The title may sound a little fishy but read on to explore more. Attractiveness is not just about external beauty but is also based on your behaviours and gestures. ‘The Like Switch: An Ex-FBI Agent’s Guide to Influencing, Attracting and Winning People Over’ by Dr Jack Schafer who is a former Fbi agent and will not fail your expectations with his book. He writes about the formula for friendship and the laws of attractiveness that will surely teach you to establish strong relationships. His methods have been successfully used by the American intelligence services for twenty years and have recently become public. I am going to introduce you to a list of tricks that will surely work effectively in your daily life. At the end of the article, you are going to find out the formula for friendship developed by this special agent which clearly explains how relationships work, how they are formed between different people, and how to make the bond even stronger.
Start with bending your head to the side.
Have you ever noticed that women bend their head to the side more often than men? This inclination of your head is nothing but a kind gesture that will develop trust in your acquaintances. So the next time you try to make a conversation sure to send the right signals.
Playing with facial expressions.
Raising eyebrows is a good sign for your brain as it does not show any aggressiveness. Our brain perceives this signal to be pleasant. So maybe use it more often?
Eyes can also smile
Our brain can differentiate a sincere smile from a plastered one. When it does recognise it to be genuine, it starts producing endorphins that make you feel joyous. Such a pleasant experience will give way to more conversations. So catch that special someone with a charming smile of your eyes. With a sincere smile, small wrinkles appear around your eyes, the cheekbones and corners of your mouth move upwards. Do not try to be fake with this little trick. *smiles*
Replace the phrase “You are welcome!” with a better alternative
“You’re welcome” can be well replaced by, “I think you would have done the same if you were me”. Sounds sweet, doesn’t it? It can be a good conversation maker also. So do try to add it in your communication.
A shift to a whisper, emphasize without a reason.
Whispering is perceived to be an intimate gesture. Whispering certain phrases in the middle of a conversation seems to be a kind of friendly signal. Lean slightly towards the person you are talking to as if sharing a secret. Give a little bit of yourself in these whispers to the other person and make your relationship more intimate.
The formula for friendship formed by an FBI agent
Do you want to get closer to a person you like? Or is it just your boss that you do not click with? The friendship formula is here to solve all your miseries.
Proximity, the psychological distance between people.
Proximity is a feeling of comfort and safety in a communication. Try your level best to know the other person without violating their personal space and break the barriers that do not allow you a good, real conversation with someone.
Frequency is the number of interactions.
The more time you spend together, the more you share your thoughts and feelings, and then there is a chance for you to get closer to that person.

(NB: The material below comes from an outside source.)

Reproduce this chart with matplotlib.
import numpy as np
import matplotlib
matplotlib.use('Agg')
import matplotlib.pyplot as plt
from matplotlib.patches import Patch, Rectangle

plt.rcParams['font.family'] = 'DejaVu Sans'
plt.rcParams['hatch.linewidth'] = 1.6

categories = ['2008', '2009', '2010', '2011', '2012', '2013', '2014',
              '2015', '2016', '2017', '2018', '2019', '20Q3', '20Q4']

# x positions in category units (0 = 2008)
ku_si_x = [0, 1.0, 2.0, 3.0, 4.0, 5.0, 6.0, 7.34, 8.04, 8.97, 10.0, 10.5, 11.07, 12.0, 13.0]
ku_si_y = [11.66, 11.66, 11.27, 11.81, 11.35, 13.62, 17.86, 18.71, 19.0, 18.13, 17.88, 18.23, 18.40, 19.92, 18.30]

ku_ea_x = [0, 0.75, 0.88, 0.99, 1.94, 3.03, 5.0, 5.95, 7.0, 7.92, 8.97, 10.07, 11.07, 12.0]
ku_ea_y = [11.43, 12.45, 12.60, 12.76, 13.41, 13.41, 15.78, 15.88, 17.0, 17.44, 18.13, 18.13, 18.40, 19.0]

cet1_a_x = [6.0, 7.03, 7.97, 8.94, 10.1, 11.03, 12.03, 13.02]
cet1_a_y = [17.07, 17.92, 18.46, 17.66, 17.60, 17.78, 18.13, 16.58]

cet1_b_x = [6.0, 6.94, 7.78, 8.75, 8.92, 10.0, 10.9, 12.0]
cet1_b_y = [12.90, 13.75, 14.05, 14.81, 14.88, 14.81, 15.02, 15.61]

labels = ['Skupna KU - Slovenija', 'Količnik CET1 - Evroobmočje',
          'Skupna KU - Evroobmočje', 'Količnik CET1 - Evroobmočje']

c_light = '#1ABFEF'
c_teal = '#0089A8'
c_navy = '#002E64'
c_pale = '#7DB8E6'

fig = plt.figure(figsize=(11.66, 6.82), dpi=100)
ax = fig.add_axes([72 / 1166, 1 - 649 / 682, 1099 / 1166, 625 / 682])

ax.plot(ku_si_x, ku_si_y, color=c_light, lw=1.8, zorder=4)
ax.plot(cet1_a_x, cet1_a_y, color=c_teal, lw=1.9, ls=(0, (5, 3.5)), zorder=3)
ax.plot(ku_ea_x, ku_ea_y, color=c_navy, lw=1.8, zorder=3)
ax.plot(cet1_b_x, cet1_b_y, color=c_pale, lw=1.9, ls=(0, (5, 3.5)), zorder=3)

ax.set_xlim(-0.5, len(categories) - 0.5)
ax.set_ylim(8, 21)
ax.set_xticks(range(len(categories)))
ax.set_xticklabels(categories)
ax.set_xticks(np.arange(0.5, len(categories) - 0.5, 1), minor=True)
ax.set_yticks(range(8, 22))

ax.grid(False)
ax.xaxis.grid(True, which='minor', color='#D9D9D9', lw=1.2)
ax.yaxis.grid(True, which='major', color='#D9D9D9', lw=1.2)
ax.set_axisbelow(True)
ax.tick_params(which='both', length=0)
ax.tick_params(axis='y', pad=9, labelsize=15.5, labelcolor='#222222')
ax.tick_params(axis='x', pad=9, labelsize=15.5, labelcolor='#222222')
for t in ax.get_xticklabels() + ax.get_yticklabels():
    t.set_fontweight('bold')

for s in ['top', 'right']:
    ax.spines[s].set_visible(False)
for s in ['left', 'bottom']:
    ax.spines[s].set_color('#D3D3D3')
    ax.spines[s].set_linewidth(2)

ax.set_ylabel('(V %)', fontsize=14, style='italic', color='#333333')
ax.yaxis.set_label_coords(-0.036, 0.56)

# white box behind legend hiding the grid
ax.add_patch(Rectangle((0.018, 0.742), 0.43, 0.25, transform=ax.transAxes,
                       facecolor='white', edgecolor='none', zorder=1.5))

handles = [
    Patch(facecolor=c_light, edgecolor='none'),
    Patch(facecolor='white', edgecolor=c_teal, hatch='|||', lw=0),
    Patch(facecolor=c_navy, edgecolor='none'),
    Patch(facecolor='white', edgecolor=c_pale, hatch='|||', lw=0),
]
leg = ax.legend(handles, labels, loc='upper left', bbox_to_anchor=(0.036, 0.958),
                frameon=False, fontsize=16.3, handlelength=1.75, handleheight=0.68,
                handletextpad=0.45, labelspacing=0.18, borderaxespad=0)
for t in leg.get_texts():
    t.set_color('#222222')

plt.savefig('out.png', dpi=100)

The duration is inversely proportional to the frequency.
If you are often together with a person, then the meetings gradually become less frequent. On the contrary, if you meet someone rarely, the duration and even the significance of the meeting enhances.
Intensity is the ability to satisfy the needs of another person.
The more you fulfil the needs of each other, the more you can enjoy one’s company. This is the part where common interests play an important role.
How did you like the journey of this article? Is there a someone special whose presence will change everything in the right direction in your life? Follow the tricks, and maybe that person is waiting for you too.